Canvas is a cloud-hosted learning management system that centralizes course content, assessments, grading, collaboration, and analytics for educators and students. It supports course authoring, multimedia content, quizzes and assignments, peer review, and gradebook features while providing role-based access for instructors, students, and administrators. Canvas is offered by Instructure and is used by institutions worldwide for fully online programs, blended learning, and classroom augmentation.

Compared with legacy enterprise LMS platforms such as Blackboard, Canvas emphasizes a cleaner, more modular user interface and a robust app ecosystem that simplifies integrations. Against open-source platforms like Moodle, Canvas provides a managed cloud service and enterprise support that reduce administrative overhead, though Moodle can be more cost-flexible for self-hosting. Compared with D2L Brightspace, Canvas typically competes on ease of course creation and a broad partner marketplace rather than highly prescriptive competency-based learning features.

Canvas does particularly well at combining a modern UI, strong third-party integration support, and accessible mobile apps, making it suitable for institutions that need a reliable, scalable LMS with active vendor support. The platform is most useful for colleges, K-12 districts, and training organizations that want a single system to handle course delivery, assessment, collaboration, and reporting at scale.

How Canvas Works

Canvas operates as a web application with companion mobile apps; instructors build courses in a visual course editor, add modules and content items, and assign assessments and graded activities to students. Students access course modules, submit assignments, take quizzes, and interact through discussions or integrated video tools; instructors manage grading with an online gradebook and can provide inline feedback on submissions.

At an institutional level, Canvas connects to student information systems (SIS) to automate roster and enrollment management, and it supports LTI and API-based integrations so third-party tools appear inside a course. Administrators provision accounts, set role permissions, configure authentication (including SAML/SSO), and monitor platform health and usage through built-in analytics and admin reports.

What does Canvas do?

Canvas focuses on course creation, delivery, assessment, collaboration, and learning analytics. Core capabilities include a modular course builder, a unified gradebook, quiz and assignment engines, discussion tools, multimedia support, mobile access, and integration frameworks for third-party educational apps. The platform continuously adds incremental improvements to mobile functionality, accessibility, and partner integrations.

Here are some of Canvas’s main Features

Course Design and Modules

Instructors assemble learning content into modular units that can include files, pages, quizzes, assignments, external tools, and prerequisites.

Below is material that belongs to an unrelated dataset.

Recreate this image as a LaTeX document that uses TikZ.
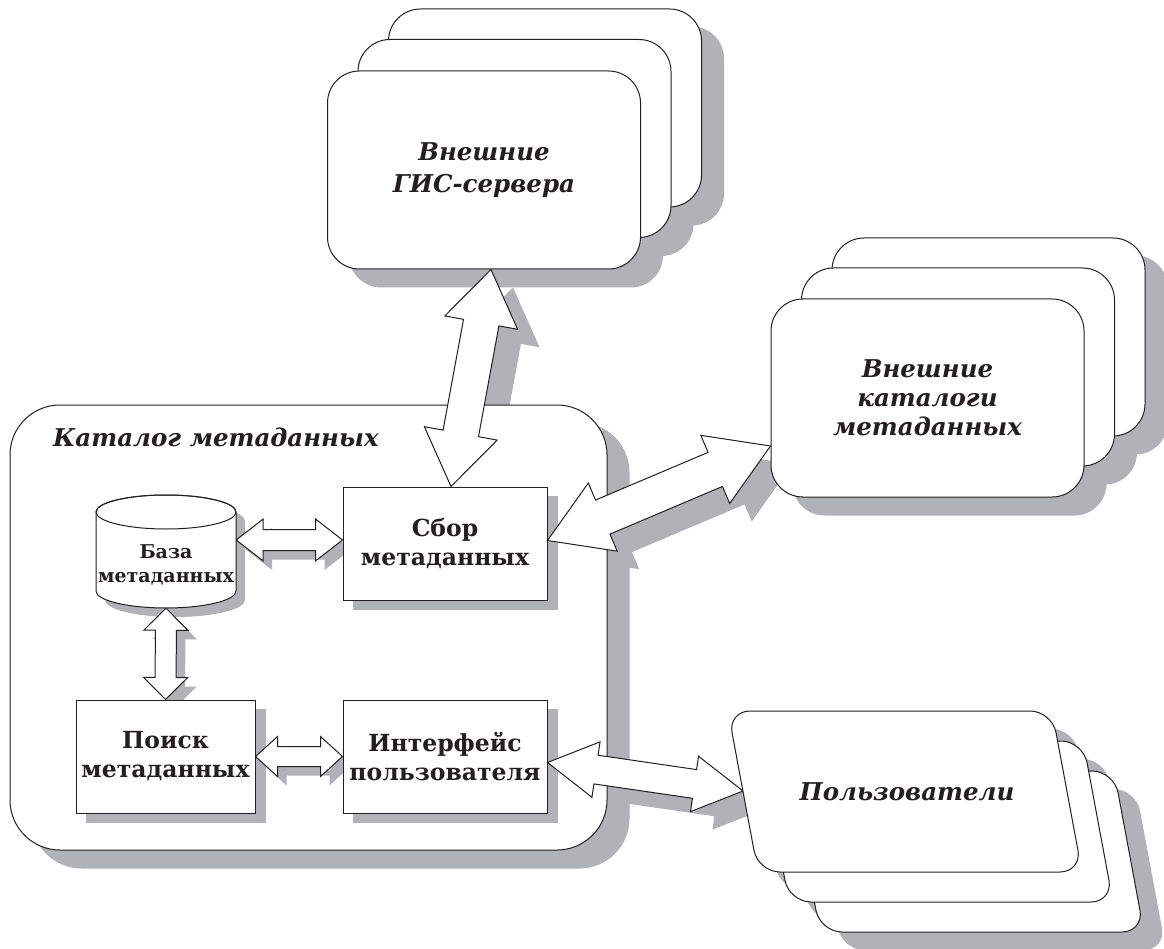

Modules support a linear or open navigation flow and can enforce release conditions so instructors control pacing and sequencing of learning materials.

Gradebook and Assessment Tools

The gradebook aggregates scores from quizzes, assignments, and external tools, supports custom grading schemes and rubrics, and offers comment and annotation tools for inline feedback. It also includes features for grade weighting, missing assignment handling, and exporting records to institutional systems.

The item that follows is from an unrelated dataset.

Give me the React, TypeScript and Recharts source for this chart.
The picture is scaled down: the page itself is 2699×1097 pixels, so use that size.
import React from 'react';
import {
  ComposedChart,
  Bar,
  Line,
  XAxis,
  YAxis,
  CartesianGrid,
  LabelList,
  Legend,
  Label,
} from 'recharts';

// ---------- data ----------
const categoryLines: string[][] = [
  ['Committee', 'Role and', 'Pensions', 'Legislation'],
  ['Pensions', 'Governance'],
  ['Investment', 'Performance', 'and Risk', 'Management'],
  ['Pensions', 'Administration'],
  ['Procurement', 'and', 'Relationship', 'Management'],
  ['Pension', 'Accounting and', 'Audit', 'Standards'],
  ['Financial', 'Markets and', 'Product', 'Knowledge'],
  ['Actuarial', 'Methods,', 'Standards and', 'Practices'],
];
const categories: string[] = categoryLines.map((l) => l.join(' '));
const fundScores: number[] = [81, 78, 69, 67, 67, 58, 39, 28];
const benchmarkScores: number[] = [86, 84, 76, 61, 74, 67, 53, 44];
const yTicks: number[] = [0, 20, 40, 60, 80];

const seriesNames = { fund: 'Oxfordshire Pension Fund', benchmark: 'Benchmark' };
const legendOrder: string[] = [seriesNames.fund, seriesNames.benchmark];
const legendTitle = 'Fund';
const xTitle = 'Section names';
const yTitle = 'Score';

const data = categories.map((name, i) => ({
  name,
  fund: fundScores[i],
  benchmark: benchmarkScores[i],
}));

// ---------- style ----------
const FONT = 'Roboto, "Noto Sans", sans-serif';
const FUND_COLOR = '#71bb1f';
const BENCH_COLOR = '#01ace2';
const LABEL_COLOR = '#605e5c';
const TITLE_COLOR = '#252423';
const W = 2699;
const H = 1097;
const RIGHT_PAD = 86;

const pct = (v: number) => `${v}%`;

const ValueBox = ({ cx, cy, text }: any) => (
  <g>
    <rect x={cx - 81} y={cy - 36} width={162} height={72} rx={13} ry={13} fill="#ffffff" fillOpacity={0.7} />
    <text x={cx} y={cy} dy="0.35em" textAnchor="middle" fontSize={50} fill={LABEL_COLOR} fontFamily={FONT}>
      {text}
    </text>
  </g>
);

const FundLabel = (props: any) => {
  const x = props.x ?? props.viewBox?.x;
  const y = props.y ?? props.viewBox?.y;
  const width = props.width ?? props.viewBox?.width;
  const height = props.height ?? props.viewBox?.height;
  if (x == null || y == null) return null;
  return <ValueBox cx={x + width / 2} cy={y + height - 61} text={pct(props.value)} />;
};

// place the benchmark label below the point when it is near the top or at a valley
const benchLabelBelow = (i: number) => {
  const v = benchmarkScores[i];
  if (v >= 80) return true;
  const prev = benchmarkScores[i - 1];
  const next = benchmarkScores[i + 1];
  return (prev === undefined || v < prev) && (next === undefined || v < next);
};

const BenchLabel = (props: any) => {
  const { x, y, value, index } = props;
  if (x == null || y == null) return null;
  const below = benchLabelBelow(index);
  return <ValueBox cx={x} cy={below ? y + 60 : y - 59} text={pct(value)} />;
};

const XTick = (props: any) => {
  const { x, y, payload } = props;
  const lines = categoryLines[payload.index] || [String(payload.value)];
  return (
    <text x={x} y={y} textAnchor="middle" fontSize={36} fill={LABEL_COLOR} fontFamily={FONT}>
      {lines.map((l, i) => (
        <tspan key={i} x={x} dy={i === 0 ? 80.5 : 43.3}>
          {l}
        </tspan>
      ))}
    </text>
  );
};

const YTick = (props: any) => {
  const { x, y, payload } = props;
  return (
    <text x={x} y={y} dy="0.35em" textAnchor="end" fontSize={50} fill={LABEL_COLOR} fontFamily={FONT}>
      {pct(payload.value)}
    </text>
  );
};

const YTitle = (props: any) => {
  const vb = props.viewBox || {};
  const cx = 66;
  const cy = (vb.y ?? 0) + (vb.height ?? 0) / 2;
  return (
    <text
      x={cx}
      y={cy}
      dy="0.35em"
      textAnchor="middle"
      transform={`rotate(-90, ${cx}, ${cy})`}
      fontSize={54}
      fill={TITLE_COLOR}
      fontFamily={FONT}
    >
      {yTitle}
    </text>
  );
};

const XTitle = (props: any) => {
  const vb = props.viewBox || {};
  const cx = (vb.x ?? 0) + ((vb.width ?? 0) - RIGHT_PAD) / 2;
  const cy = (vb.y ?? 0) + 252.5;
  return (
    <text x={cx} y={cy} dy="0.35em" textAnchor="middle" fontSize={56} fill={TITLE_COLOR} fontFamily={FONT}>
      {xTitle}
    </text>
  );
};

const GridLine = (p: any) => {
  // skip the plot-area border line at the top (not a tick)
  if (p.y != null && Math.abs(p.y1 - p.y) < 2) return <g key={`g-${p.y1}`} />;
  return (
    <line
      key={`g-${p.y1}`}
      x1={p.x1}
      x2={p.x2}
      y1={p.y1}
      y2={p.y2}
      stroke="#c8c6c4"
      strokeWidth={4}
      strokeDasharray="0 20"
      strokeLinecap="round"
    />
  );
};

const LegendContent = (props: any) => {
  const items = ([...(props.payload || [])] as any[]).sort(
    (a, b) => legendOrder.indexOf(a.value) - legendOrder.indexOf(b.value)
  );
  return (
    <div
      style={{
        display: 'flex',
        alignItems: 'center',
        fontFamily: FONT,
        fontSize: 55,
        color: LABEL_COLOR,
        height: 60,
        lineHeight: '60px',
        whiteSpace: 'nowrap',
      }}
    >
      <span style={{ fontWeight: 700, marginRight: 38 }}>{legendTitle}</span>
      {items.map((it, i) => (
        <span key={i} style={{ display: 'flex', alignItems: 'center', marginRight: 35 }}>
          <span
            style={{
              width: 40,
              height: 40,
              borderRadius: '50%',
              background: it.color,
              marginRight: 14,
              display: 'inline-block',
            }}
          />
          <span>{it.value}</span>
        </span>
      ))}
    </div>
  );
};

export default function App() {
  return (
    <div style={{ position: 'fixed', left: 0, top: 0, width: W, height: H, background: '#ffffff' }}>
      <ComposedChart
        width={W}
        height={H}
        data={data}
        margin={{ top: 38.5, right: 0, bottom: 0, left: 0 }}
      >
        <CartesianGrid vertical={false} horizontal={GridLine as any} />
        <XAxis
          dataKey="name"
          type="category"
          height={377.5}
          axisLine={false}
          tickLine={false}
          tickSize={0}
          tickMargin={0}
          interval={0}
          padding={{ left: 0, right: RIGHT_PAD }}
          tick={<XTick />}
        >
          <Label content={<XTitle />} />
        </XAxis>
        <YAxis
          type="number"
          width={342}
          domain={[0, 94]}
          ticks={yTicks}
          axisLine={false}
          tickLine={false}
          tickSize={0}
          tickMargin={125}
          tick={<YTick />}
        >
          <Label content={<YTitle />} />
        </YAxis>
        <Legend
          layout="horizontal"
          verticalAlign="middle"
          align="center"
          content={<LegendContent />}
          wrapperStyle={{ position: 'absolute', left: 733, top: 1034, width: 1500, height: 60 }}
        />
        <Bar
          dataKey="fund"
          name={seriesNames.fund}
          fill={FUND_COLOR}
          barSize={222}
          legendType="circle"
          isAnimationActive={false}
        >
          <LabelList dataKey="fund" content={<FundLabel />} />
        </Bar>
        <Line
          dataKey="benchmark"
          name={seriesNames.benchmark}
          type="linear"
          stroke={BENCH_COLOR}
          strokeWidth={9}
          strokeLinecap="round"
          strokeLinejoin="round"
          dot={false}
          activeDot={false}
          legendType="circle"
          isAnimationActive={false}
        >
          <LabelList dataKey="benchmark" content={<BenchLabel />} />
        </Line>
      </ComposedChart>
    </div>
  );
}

Quizzes and Question Banks

The quiz engine supports multiple question types, time limits, question banks, randomized delivery, and accommodations for accessibility and extended time. Instructors can reuse question banks across courses and set automatic grading for objective items while reserving manual grading for essays and complex tasks.

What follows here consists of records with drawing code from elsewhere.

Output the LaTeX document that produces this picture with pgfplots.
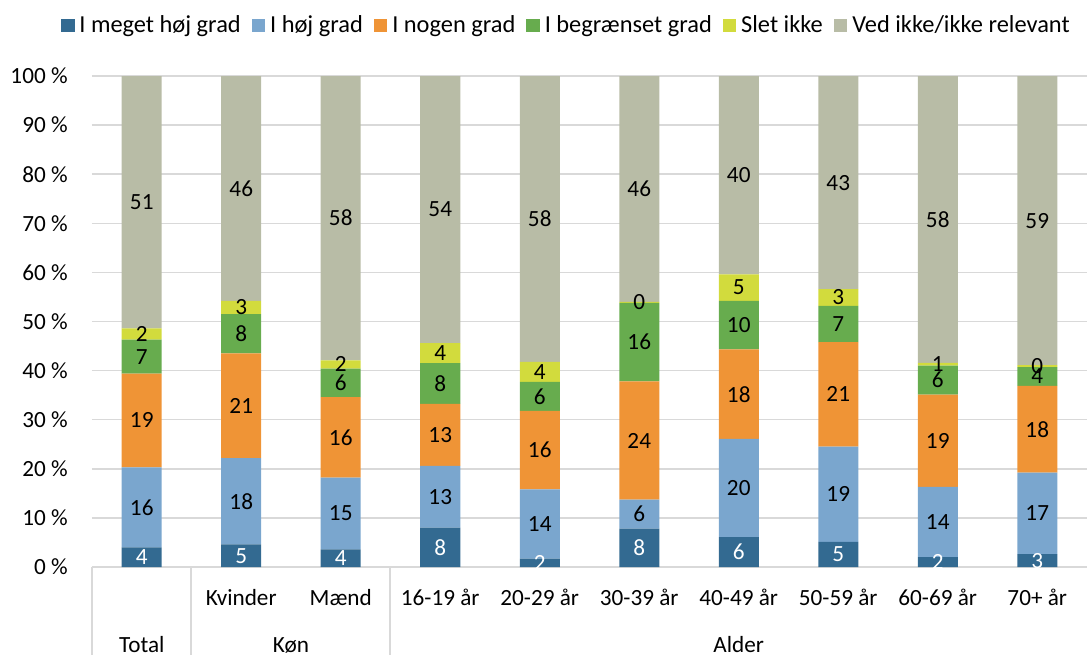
\documentclass[border=0pt]{standalone}
\usepackage{fontspec}
\setmainfont{Carlito}
\usepackage{pgfplots}
\usepackage{pgfplotstable}
\pgfplotsset{compat=1.18}
\definecolor{cA}{RGB}{51,106,145}
\definecolor{cB}{RGB}{122,166,206}
\definecolor{cC}{RGB}{239,148,54}
\definecolor{cD}{RGB}{103,172,78}
\definecolor{cE}{RGB}{210,219,61}
\definecolor{cF}{RGB}{184,188,166}
\definecolor{gridgray}{RGB}{217,217,217}
\pgfplotstableread{
x a b c d e f
0 4.0 16.3 19.1 6.9 2.3 51.4
1 4.6 17.6 21.3 8.0 2.7 45.8
2 3.6 14.6 16.4 5.8 1.7 57.9
3 8.0 12.6 12.6 8.3 4.1 54.4
4 1.7 14.1 16.0 5.9 4.1 58.2
5 7.8 5.9 24.1 16.0 0.2 46.0
6 6.1 20.0 18.2 9.9 5.4 40.4
7 5.1 19.4 21.3 7.4 3.4 43.4
8 2.0 14.3 18.8 5.9 0.6 58.4
9 2.6 16.6 17.7 3.8 0.4 58.9
}\datatable
\begin{document}
\fontsize{11.6}{13.9}\selectfont
\begin{tikzpicture}[font=\fontsize{11.6}{13.9}\selectfont]
\path[use as bounding box] (-46pt,-44pt) rectangle (497.5pt,283.5pt);
\begin{axis}[
  at={(0,0)}, anchor=south west,
  scale only axis, width=497.5pt, height=245.5pt,
  ybar stacked, bar width=20pt,
  xmin=-0.5, xmax=9.5, ymin=0, ymax=100,
  enlarge x limits=false,
  clip=false,
  axis x line*=bottom, axis y line*=left,
  x axis line style={draw=gridgray, line width=1pt},
  y axis line style={draw=none},
  xtick={0,...,9},
  xticklabels={,Kvinder,Mænd,16-19 år,20-29 år,30-39 år,40-49 år,50-59 år,60-69 år,70+ år},
  ytick={0,10,...,100},
  yticklabels={0 \%,10 \%,20 \%,30 \%,40 \%,50 \%,60 \%,70 \%,80 \%,90 \%,100 \%},
  major tick length=0pt,
  xtick style={draw=none}, ytick style={draw=none},
  xticklabel style={anchor=base, yshift=-19pt, inner sep=0pt},
  yticklabel style={anchor=east, xshift=-12pt, inner sep=0pt},
  ymajorgrids, grid style={draw=gridgray, line width=0.75pt},
  /pgf/number format/assume math mode=true,
  point meta=explicit,
  nodes near coords={\pgfmathprintnumber[fixed,precision=0]{\pgfplotspointmeta}},
  every node near coord/.style={anchor=center, inner sep=0pt, text=black},
  legend image code/.code={\fill[#1] (0pt,-3.4pt) rectangle (6.8pt,3.4pt);},
  legend columns=-1,
  legend style={draw=none, fill=none, at={(-0.0312,1.103)}, anchor=west,
    inner sep=0pt, outer sep=0pt,
    font=\fontsize{12.2}{14.6}\selectfont,
    nodes={inner sep=0pt},
    /tikz/every odd column/.append style={column sep=2.4pt},
    /tikz/every even column/.append style={column sep=5.5pt}},
]
\addplot[fill=cA, draw=none, every node near coord/.append style={text=white}] table[x=x, y=a, meta=a] {\datatable};
\addplot[fill=cB, draw=none] table[x=x, y=b, meta=b] {\datatable};
\addplot[fill=cC, draw=none] table[x=x, y=c, meta=c] {\datatable};
\addplot[fill=cD, draw=none] table[x=x, y=d, meta=d] {\datatable};
\addplot[fill=cE, draw=none] table[x=x, y=e, meta=e] {\datatable};
\addplot[fill=cF, draw=none] table[x=x, y=f, meta=f] {\datatable};
\legend{I meget høj grad, I høj grad, I nogen grad, I begrænset grad, Slet ikke, Ved ikke/ikke relevant}
\draw[gridgray, line width=1pt] (axis cs:-0.5,0) -- ([yshift=-44pt]axis cs:-0.5,0);
\draw[gridgray, line width=1pt] (axis cs:0.5,0) -- ([yshift=-44pt]axis cs:0.5,0);
\draw[gridgray, line width=1pt] (axis cs:2.5,0) -- ([yshift=-44pt]axis cs:2.5,0);
\node[anchor=base, inner sep=0pt] at ([yshift=-42.5pt]axis cs:0,0) {Total};
\node[anchor=base, inner sep=0pt] at ([yshift=-42.5pt]axis cs:1.5,0) {Køn};
\node[anchor=base, inner sep=0pt] at ([yshift=-42.5pt]axis cs:6,0) {Alder};
\end{axis}
\end{tikzpicture}
\end{document}
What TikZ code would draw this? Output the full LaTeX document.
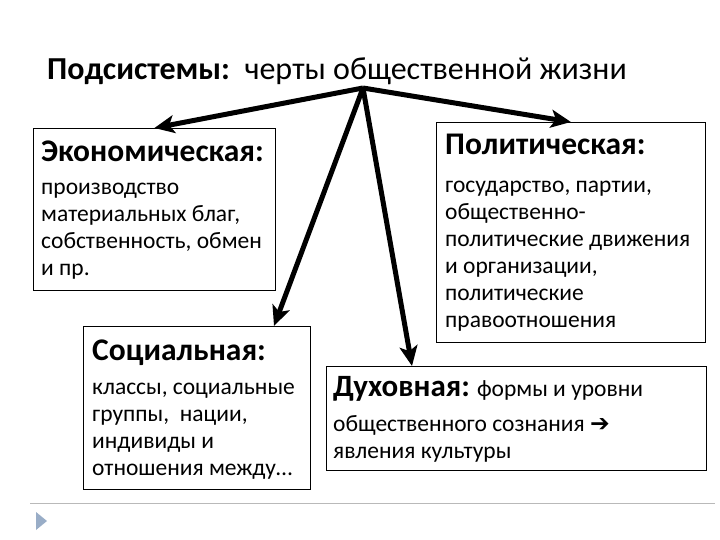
\documentclass[tikz,border=0pt]{standalone}
\usepackage{fontspec}
\setmainfont{Carlito}
\newfontfamily\symfont{DejaVu Sans}
\usetikzlibrary{arrows.meta}
\definecolor{pointerblue}{rgb}{0.60,0.68,0.78}

\tikzset{
  card/.style={draw=black, line width=0.8pt, anchor=north west, inner sep=0pt},
  head/.style={anchor=base west, inner sep=0pt, font=\fontsize{31.5}{32}\selectfont\bfseries},
  body/.style={anchor=base west, inner sep=0pt, align=left, font=\fontsize{23.5}{27}\selectfont},
  link/.style={line width=5pt, -{Stealth[length=20pt,width=18pt,inset=5pt]}}
}

\begin{document}
\begin{tikzpicture}[x=1pt,y=-1pt]
  \useasboundingbox (0,0) rectangle (720,540);
  %%%%% TITLE %%%%%
  \node[anchor=base west, inner sep=0pt, font=\fontsize{32}{36}\selectfont] (title) at (47,80)
    {\textbf{Подсистемы:}\ \ черты общественной жизни};
  \coordinate (hub) at (363,88);

  %%%%% BOXES %%%%%
  % body nodes sit on the baseline of their last line
  \node[card, minimum width=242pt, minimum height=162pt] (econ) at (33,128) {};
  \node[head] (econ-h) at (41,162) {Экономическая:};
  \node[body] (econ-b) at (41,275) {производство\\материальных благ,\\собственность, обмен\\и пр.};

  \node[card, minimum width=269pt, minimum height=220pt] (pol) at (436,122) {};
  \node[head] (pol-h) at (445,155) {Политическая:};
  \node[body] (pol-b) at (445,327) {государство, партии,\\общественно-\\политические движения\\и организации,\\политические\\правоотношения};

  \node[card, minimum width=227pt, minimum height=163pt] (soc) at (83,326) {};
  \node[head] (soc-h) at (92,360) {Социальная:};
  \node[body] (soc-b) at (92,475) {классы, социальные\\группы,\ \ нации,\\индивиды и\\отношения между\dots};

  \node[card, minimum width=380pt, minimum height=104pt] (spir) at (326,366) {};
  \node[body] (spir-b) at (333,458) {{\fontsize{31}{32}\selectfont\bfseries Духовная:} формы и уровни\\[8pt]общественного сознания {\symfont\bfseries ➔}\\явления культуры};

  %%%%% ARROWS %%%%%
  \draw[link] (hub) -- (econ.north);
  \draw[link] (hub) -- (pol.north);
  \draw[link] (hub) -- ([xshift=191pt]soc.north west);
  \draw[link] (hub) -- ([xshift=86pt]spir.north west);

  %%%%% FOOTER %%%%%
  \draw[gray!55, line width=0.8pt] (30,503) -- (715,503);
  \fill[pointerblue] (36,512) -- (47,521) -- (36,530) -- cycle;
\end{tikzpicture}
\end{document}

Collaboration and Communication

Canvas includes discussions, announcements, messaging, and integrated video conferencing options via partners so learners can collaborate synchronously or asynchronously. Group spaces allow team assignments, peer review workflows, and shared resource areas to support project-based learning.

Analytics and Outcomes

Built-in analytics surface student activity, submission patterns, and course-level outcomes so instructors and administrators can track engagement and intervene when learners fall behind. Outcome and mastery reporting helps align activities to learning objectives and accreditation requirements.

Integrations and App Center

Canvas supports LTI apps, API-based integrations, and a partner App Center to connect services such as Google Workspace, Microsoft 365, Zoom, and publisher content. These integrations allow external tools to launch within Canvas, sync grades, and exchange roster data where supported.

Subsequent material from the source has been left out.